Incidentally, it is indeed true that m = E/c^2; this is often useful in physics calculations.

Answer 2

The mass dialation due to high speed is empirically validated in particle accelerators, as is time dialation. Its very specific and very accurate. Thats why physicists had the huge push for larger and larger supercolliders, to get much higher speeds, and much more accurate numbers.

Physicists want to go faster than the speed of light too. Breaking the speed of light barrier is to physicists what Riemanns hypothesis is to mathematicians: the graveyard of great minds. They bash themselves against the wall and never break it.

Answer 3

E=mc^2 is not the whole picuture and only applies to objects not in motion (m=rest mass). V max is < c.

As an object approaches c, it's mass goes to infinity, and energy required to accelerate it through space goes to infinity, therefore it is immposible to accelerate an object to c.

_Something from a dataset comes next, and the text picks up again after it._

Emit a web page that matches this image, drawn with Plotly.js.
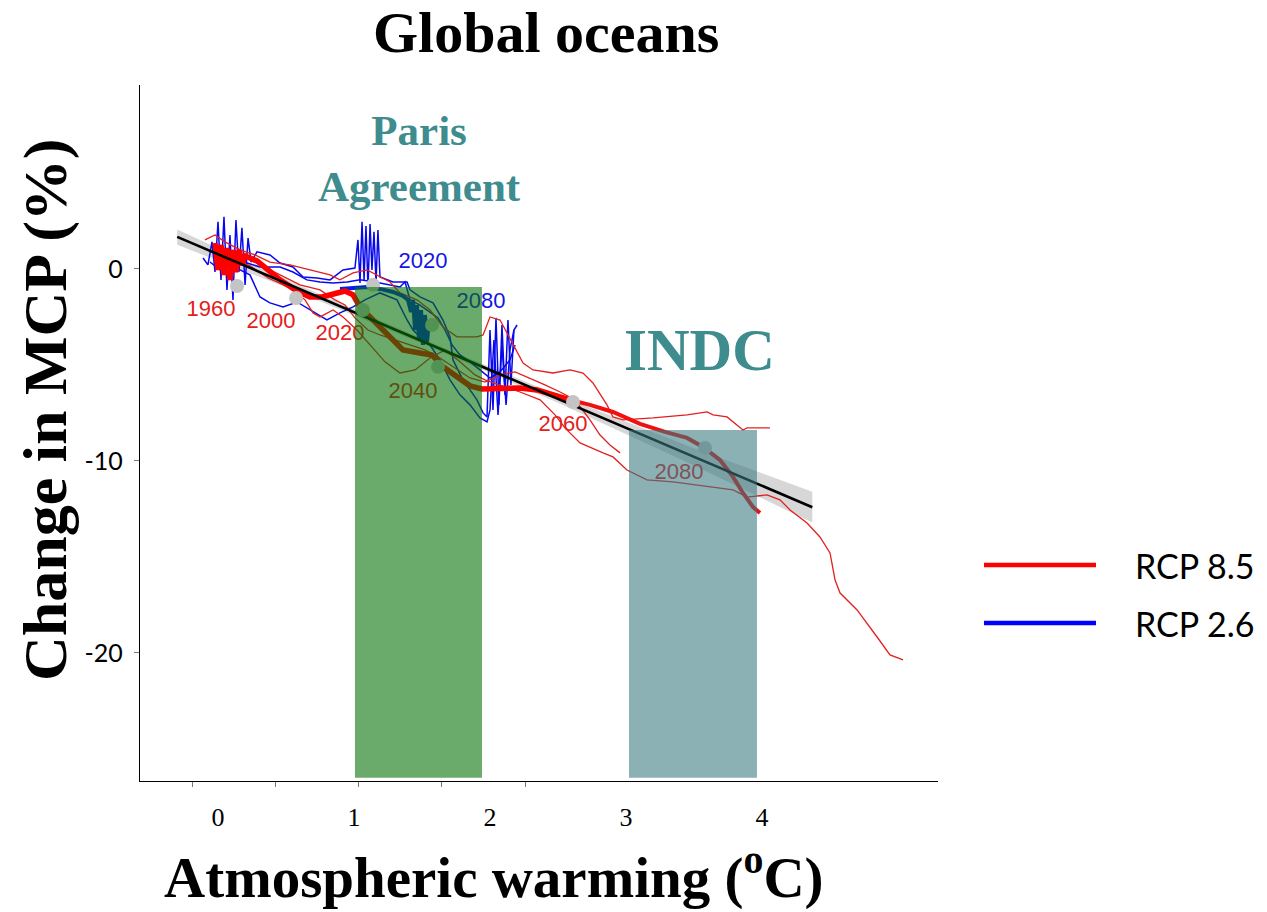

As far as gravity, one thing to remember is, gravity warps space, so even if it appears to be breaking relativity theory, it is because it is not traveling "through" space above c, but mearly stretching space. This is why it is possible for the universe to theoretically be expanding faster then c. It only appears to be.

Answer 4

V is velocity, but assuming that V^2 is velocity too, is not TRUE.